The duo head to a nearby cafe, where the Doctor speculates that his former companion Ian Chesterton will have become something of note in the world of science and in all probability had something to do with training the staff at the new Tower – and it turns out he’s entirely correct! The Doctor fakes documents that provide him with an introduction, a minor act of subterfuge that then enables him and Dodo to investigate the operations at the top of the Tower – and his credentials are checked and verified by Major Green. Professor Brett has heard Ian Chesterton speak of the Doctor often.

Polly is ‘an attractive girl with long blonde hair and blue eyes’ and she wears a very short skirt that shows off ‘her long and shapely legs’. Dodo thinks that she and Polly might be ‘about the same age – not that Dodo was too sure what her own age was nowadays’ (Dodo was a schoolgirl of about 15 when she first entered the TARDIS and Polly is at least 18 – she’ll have had to attend secretarial school – so that’s a sizeable age gap of Dodo’s for Big Finish to cover there).
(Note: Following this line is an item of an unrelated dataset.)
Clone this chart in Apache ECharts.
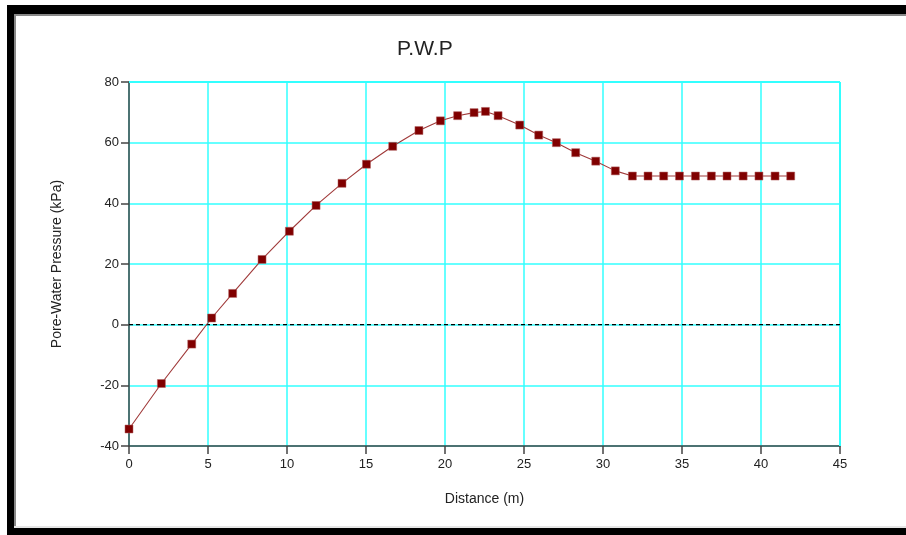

Polly offers to take Dodo to a new club, The Inferno, which is in Long Acre (that’s a swift 20-minute walk there – and 20 minutes back – so she apparently wangles an early finish on the Friday before the project’s big launch (miraculous in itself!). WOTAN says that ‘The Doctor is required’, not ‘Doctor Who’ as on telly. Spoilsport.

The War Machines have names, not numbers, and the one captured by the Doctor is called Valk. It has no weapons, so the Doctor installs an automatic rifle. Polly and Ben force their way aboard the TARDIS because they feel he’s trying to get rid of them – and not because they’re returning his key.

Cover: You really wouldn’t want much more from this cover – a lovely shot of the Doctor, a War Machine and the Post Office Tower, with a close-up of WOTAN’s control panel in the background, broadcasting concentric circles of radio waves. Alister Pearson had help from Graeme Way with the concentric circles.

Final Analysis: Another author delivers his final novel and as with the TV story it’s based on, it’s Ian Stuart Black’s best one. There’s some lovely foreshadowing in Chapter 1 of both the Doctor and Dodo realising this will mark the end of their travels together. That chapter also boasts an introduction to the idea of time travel, and indeed what time itself actually is:

Of course he knew that in one sense Time was a fiction – an attempt by man to measure duration with reference to the sun and stars. But he also knew that although such measurements were based on an impressive formula, all man’s concepts were fraught with error. Time was not as it was supposed to be, for here they were, he and his single crew-member, Dodo, travelling fortuitously across space, splitting Time into fragments – or more exactly, ignoring the passage of time, the rising and setting of the sun, the ebb and flow of tides, the coming and going of the galaxy in which they voyaged. 

While Dodo’s departure is only slightly less abrupt than it was in the original, this very swiftly becomes the story of Ben and Polly, who we first met in Doctor Who and the Cybermen (1975). We’ve long forgotten Gerry Davis’s fudging of their origins in those early Target books and they feel as much a part of ‘Swinging Sixties London’ as a story set in the very heart of the ‘white heat of technology’ can possibly allow.